Dada’s and Surrealism’s Poetic Roots at the Legion of Honor in San Francisco

Sammy Dalati Exhibitions

“Kleine Dada – Soirée, Programma (The Hague, 1922)” by Kurt Schwitters and Theo Van Doesburg. Broadside, color lithograph on off-white paper. All objects illustrated are in the collection of the Legion of Honor; all images courtesy of the Fine Arts Museums of San Francisco. Museum purchase, Reva and David Logan Collection of Illustrated Books, Reva and David Logan Fund.

When considering Dada and surrealism, intertwined art movements that shared practitioners in the period during and immediately after World War I, what comes to mind might be framable artworks: paintings by Salvador Dalí or Max Ernst, flyers for and photographs of inane performative spectacles. But as Stephen Woodall, collections specialist at the Legion of Honor’s Achenbach Foundation for Graphic Arts, points out, “both Dadaism and surrealism were movements started not by visual artists but by poets.” The aims of Dada were formalized by Hugo Ball in his manifesto of 1916; “surrealism” was coined by Guillaume Apollinaire a year later. The book, then, and not the canvas, was terra firma for Dadaists and surrealists, and became a fertile meeting place for radical poets and their compatriots in the visual arts—Dalí, Ernst, Pablo Picasso, Man Ray, and Joan Miró among them. In the exhibition Strange Days: Dada, Surrealism, and the Book, at the Legion of Honor, examples of this productive collaboration are on view, starting Saturday.

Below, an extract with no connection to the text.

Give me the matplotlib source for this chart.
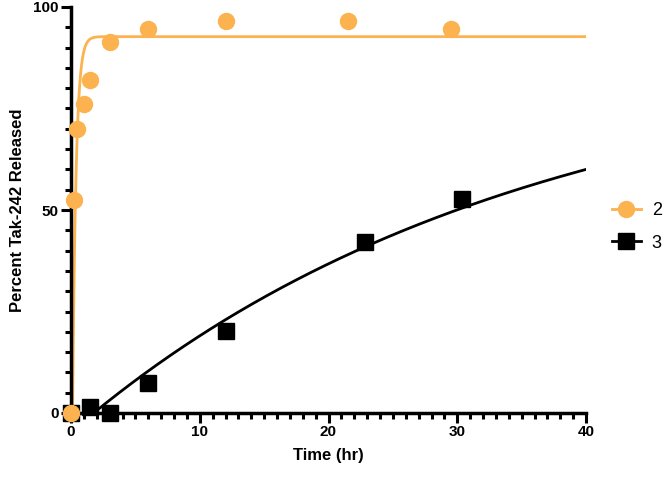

Une semaine de bonté ou les sept éléments capitaux [A Week of Kindness or the Seven Deadly Elements] by Max Ernst, published by Éditions Jeanne Bucher, 1934. Line block reproductions, after collages of steel engravings. Gift of the Reva and David Logan Foundation; photograph by Joanna Garcia Cheran.

The more than thirty artifacts—grouped into seventeen exhibits—include a 1934 edition of Comte de Lautréamont’s Les chants de maldoror [The Songs of the Maldoror] that boasts macabre and hallucinatory etchings by Dalí; issues of the early (and short-lived) surrealist journal Minotaure, edited by André Breton—author of the Surrealist Manifesto—and Pierre Mabille; and Louise Bourgeois’ 1990 book The Puritan, along with works on paper like a poster by Kurt Schwitters and Theo van Doesburg advertising Netherlandish Dada events in 1922.

Untitled illustrations by Ernst from vol. 3 of Une semaine de bonté ou les sept éléments capitaux [A Week of Kindness, or the Seven Deadly Elements], published by Éditions Jeanne Bucher, 1934. Gift of the Reva and David Logan Foundation.

“[There’s] important work that’s hidden away in books that people don’t get to see,” Woodall explains, noting that the Legion of Honor is one of the few major museums with a gallery devoted to the display of artists’ books. Part of the problem lies in the fact that displaying book-bound art is inherently difficult. Usually, only one spread can be shown at a time, though through the clever deployment of acrylic props and tiny, rare-earth magnets, two are shown at once for some of the books in Strange Days

“Silhouette de Paille” [“Silhouette of Straw”] by André Breton, August 11, 1923. Gift of the Reva and David Logan Foundation.

Sometimes, taking a second look at an artist’s book can lead to a surprise. When a copy of Breton’s 1923 book of poems Clair de terre [Earthlight]—with frontispiece portrait of the poet by Picasso—was opened, it disgorged a handwritten version of his poem “Silhouette de Paille” [“Silhouette of Straw”] dedicated to Ernst. Hardly known in English, this lucky find is also on display, a testament to discoveries waiting to be made between the pages.

Strange Days: Dada, Surrealism, and the Book is on view at the Legion of Honor in San Francisco from July 20 to November 10.